Everyone today seems so focused on MPG, yet this unit of measure is outdated. If the fuel is scalable, economically viable, environmentally friendly and truly sustainable, then MPG is actually not that important.
Petroleum is a finite resource. Focusing our resources to double or even triple the Miles Per Petroleum Gallon (MPPG) for vehicles is wrong headed in that this direction only delays the depletion of this finite resource. The correct focus is sustainability. We must migrate to sustainable fuels as soon as possible to reduce the impact the end of the petroleum era will have on our economy and on all our lives.
If we stay on the current track, auto makers will spend several trillion dollars in R&D over the coming decade trying to increase MPPG for a fuel that will likely no longer be sold in the U.S. commonly within 10-15 years. Also, emissions from any vehicle running on petroleum sourced fuels – including gasoline powered hybrids such as the Prius and Volt – have no life-cycle emissions off-sets. As compared to petrodiesel, biodiesel from 2nd generation feedstock has radically reduced emissions: use of preferred sourced B100 completely eliminates lifecycle carbon dioxide emissions (CO2), it also reduces emission of particulate matter by 40-65%, unburned hydrocarbons by 68%, carbon monoxide by 44-50%, sulfates by 100%, polycyclic aromatic hydrocarbons (PAHs) by 80%, and the carcinogenic nitrated PAHs by 90% on an average. The biodiesel molecules are simple hydrocarbon chains free of the aromatic substances and sulfur associated with fossil fuels.
So to calculate the MPPG – take the MPG and figure in the biodiesel blend % – B5, B10, B20, B50 (as with the ETC Green vehicles) or even B100 for an infinite MPPG (the Trident Inceni runs on B100 for example).

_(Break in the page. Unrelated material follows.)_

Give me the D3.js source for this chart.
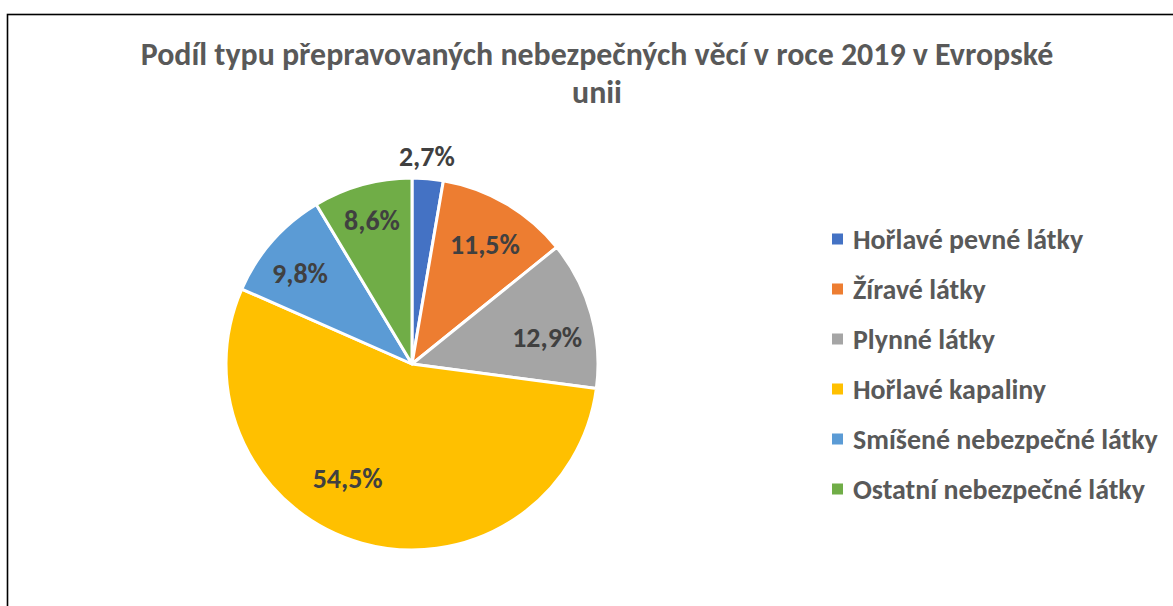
<!DOCTYPE html>
<html><head><meta charset="utf-8">
<script src="https://cdn.jsdelivr.net/npm/d3@7"></script>
<style>body{margin:0;background:#fff;} svg{display:block;}</style>
</head><body>
<svg id="c" width="1173" height="606"></svg>
<script>
const categories = ["Hořlavé pevné látky","Žíravé látky","Plynné látky","Hořlavé kapaliny","Smíšené nebezpečné látky","Ostatní nebezpečné látky"];
const values = [2.7, 11.5, 12.9, 54.5, 9.8, 8.6];
const labels = ["2,7%","11,5%","12,9%","54,5%","9,8%","8,6%"];
const colors = ["#4472C4","#ED7D31","#A5A5A5","#FFC000","#5B9BD5","#70AD47"];
const titleLines = ["Podíl typu přepravovaných nebezpečných věcí v roce 2019 v Evropské","unii"];
// label placement (radius px, angle shift deg) – layout only
const labelAt = [[210,-0.8],[141,0.7],[138,4],[130,14],[145,-2],[150,0]];

const svg = d3.select("#c");
const FONT = "Carlito, Lato, 'Open Sans', sans-serif";

svg.append("rect").attr("x",7.5).attr("y",14.5).attr("width",1200).attr("height",700)
  .attr("fill","#fff").attr("stroke","#000").attr("stroke-width",1.6);

function fit(sel, target){
  const w = sel.node().getComputedTextLength();
  const fs = parseFloat(sel.attr("font-size"));
  return fs * target / w;
}

// Title
const t1 = svg.append("text").attr("x",597).attr("y",65).attr("text-anchor","middle")
  .attr("font-family",FONT).attr("font-weight","bold").attr("font-size",24).attr("fill","#595959")
  .text(titleLines[0]);
const tfs = fit(t1, 913);
t1.attr("font-size",tfs);
svg.append("text").attr("x",597).attr("y",103).attr("text-anchor","middle")
  .attr("font-family",FONT).attr("font-weight","bold").attr("font-size",tfs).attr("fill","#595959")
  .text(titleLines[1]);

// Pie
const cx = 412, cy = 364, R = 186;
const pie = d3.pie().sort(null).value(d=>d)(values);
const arc = d3.arc().innerRadius(0).outerRadius(R);
const g = svg.append("g").attr("transform",`translate(${cx},${cy})`);
g.selectAll("path").data(pie).join("path")
  .attr("d",arc).attr("fill",(d,i)=>colors[i])
  .attr("stroke","#fff").attr("stroke-width",3).attr("stroke-linejoin","round");

// Labels
const lbl = g.selectAll("text.l").data(pie).join("text").attr("class","l")
  .attr("text-anchor","middle").attr("dominant-baseline","central")
  .attr("font-family",FONT).attr("font-weight","bold").attr("font-size",22).attr("fill","#404040")
  .text((d,i)=>labels[i]);
const lfs = fit(d3.select(lbl.nodes()[1]), 70);
lbl.attr("font-size",lfs)
  .attr("x",(d,i)=>{const a=(d.startAngle+d.endAngle)/2+labelAt[i][1]*Math.PI/180;return labelAt[i][0]*Math.sin(a);})
  .attr("y",(d,i)=>{const a=(d.startAngle+d.endAngle)/2+labelAt[i][1]*Math.PI/180;return -labelAt[i][0]*Math.cos(a)+1;});

// Legend
const ly = d3.scalePoint().domain(categories).range([239,489]);
const lg = svg.append("g");
lg.selectAll("rect").data(categories).join("rect")
  .attr("x",832).attr("y",d=>ly(d)-5.5).attr("width",11).attr("height",11)
  .attr("fill",(d,i)=>colors[i]);
const lt = lg.selectAll("text").data(categories).join("text")
  .attr("x",853).attr("y",d=>ly(d)).attr("dominant-baseline","central")
  .attr("font-family",FONT).attr("font-weight","bold").attr("font-size",22).attr("fill","#595959")
  .text(d=>d);
const gfs = fit(d3.select(lt.nodes()[4]), 305);
lt.attr("font-size",gfs);
</script>
</body></html>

Actually, if vehicles were running on B100 sourced from 2nd generation feedstock, then lower MPG is more desirable as it better supports our economy. ETC Green Engineers are working with the EPA and DOT to establish a new unit of measure – MPPG so people have a better understanding of the performance and emissions of the vehicle. For more information please review the article, Are you driving your last gasoline powered car?

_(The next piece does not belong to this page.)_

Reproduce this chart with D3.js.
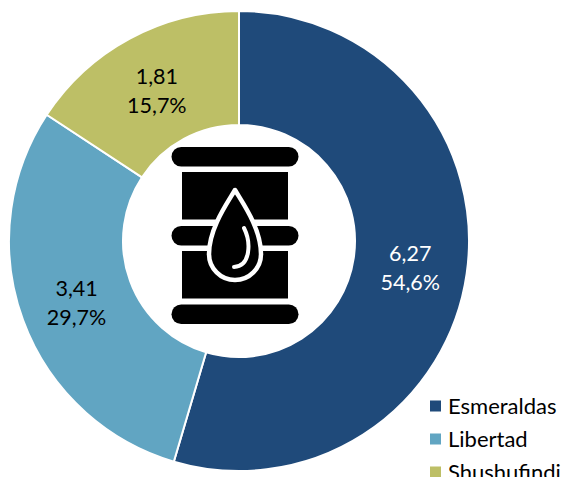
<!DOCTYPE html>
<html>
<head>
<meta charset="utf-8">
<script src="https://cdn.jsdelivr.net/npm/d3@7"></script>
<style>
  html, body { margin: 0; padding: 0; background: #fff; overflow: hidden; }
  text { font-family: Lato, "Open Sans", sans-serif; }
</style>
</head>
<body>
<div id="chart"></div>
<script>
const refineries = ['Esmeraldas', 'Libertad', 'Shushufindi'];
const values = [6.27, 3.41, 1.81];
const shares = ['54,6%', '29,7%', '15,7%'];
const valueLabels = ['6,27', '3,41', '1,81'];
const colours = ['#1f4a7a', '#61a5c2', '#bdbf66'];
const labelColours = ['#ffffff', '#000000', '#000000'];

const width = 563, height = 477;
const cx = 239, cy = 241;
const outer = 230, inner = 116;

const svg = d3.select('#chart').append('svg')
  .attr('width', width)
  .attr('height', height)
  .style('display', 'block');

const pie = d3.pie().sort(null)(values);
const arc = d3.arc().innerRadius(inner).outerRadius(outer);

const ring = svg.append('g').attr('transform', `translate(${cx},${cy})`);

ring.selectAll('path')
  .data(pie)
  .enter().append('path')
    .attr('d', arc)
    .attr('fill', (d, i) => colours[i])
    .attr('stroke', '#fff')
    .attr('stroke-width', 2);

// value + share labels, two lines each
const labels = ring.selectAll('text')
  .data(pie)
  .enter().append('text')
    .attr('text-anchor', 'middle')
    .attr('font-size', 21.5)
    .attr('fill', (d, i) => labelColours[i])
    .attr('transform', d => {
      const c = arc.centroid(d);
      return `translate(${c[0]},${c[1]})`;
    });
labels.append('tspan').attr('x', 0).attr('y', -5).text((d, i) => valueLabels[i]);
labels.append('tspan').attr('x', 0).attr('y', 24).text((d, i) => shares[i]);

// barrel icon in the hole
const icon = svg.append('g');
[[171.5, 147, 127, 19.5], [171.5, 226, 127, 19.5], [171.5, 304.5, 127, 19.5]].forEach(b => {
  icon.append('rect')
    .attr('x', b[0]).attr('y', b[1])
    .attr('width', b[2]).attr('height', b[3])
    .attr('rx', 9.7).attr('fill', '#000');
});
[[182, 172, 106, 47.5], [182, 251, 106, 47.5]].forEach(b => {
  icon.append('rect')
    .attr('x', b[0]).attr('y', b[1])
    .attr('width', b[2]).attr('height', b[3])
    .attr('fill', '#000');
});
icon.append('path')
  .attr('d', 'M235,190 C228,202 209,228 209,254 A26,26 0 0 0 261,254 C261,228 242,202 235,190 Z')
  .attr('fill', '#000')
  .attr('stroke', '#fff')
  .attr('stroke-width', 4.5)
  .attr('stroke-linejoin', 'round');
icon.append('path')
  .attr('d', 'M244,228 C251,242 251,266 234,267')
  .attr('fill', 'none')
  .attr('stroke', '#fff')
  .attr('stroke-width', 4)
  .attr('stroke-linecap', 'round');

// legend, last row runs off the bottom like the original
const legendY = d3.scalePoint().domain(refineries).range([406, 472]);
const legend = svg.selectAll('.legend')
  .data(refineries)
  .enter().append('g')
    .attr('class', 'legend')
    .attr('transform', d => `translate(430,${legendY(d)})`);
legend.append('rect')
  .attr('x', 0).attr('y', -5.5)
  .attr('width', 11).attr('height', 11)
  .attr('fill', (d, i) => colours[i]);
legend.append('text')
  .attr('x', 18).attr('y', 7.5)
  .attr('font-size', 22)
  .attr('fill', '#000')
  .text(d => d);
</script>
</body>
</html>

Since the current business plans for large scale 2nd generation feedstock in the U.S. include the planting of 10 billion 12′-14′ tall trees, this solution can also claim the air filtration benefits of those trees including the reduction of heavy metals from coal burning power plants and various particulates from petroleum burning vehicles.
Source of MPPG: Steve Frazer developed and published the concept in September of 2009 when authoring an article on biodiesel sourced from 2nd generation feedstock. The term has been submitted to the Webster’s Dictionary, various encyclopedias and has been defined and referenced in dozens of formal papers to government agencies (DoT, EPA, DoD, DoE, …). In recent months several auto manufacturers (including Audi, Chrysler, Ford, VW, …) have discussed adding this unit of measure to their vehicle new car tags with marketing campaigns in an effort to better educate the public.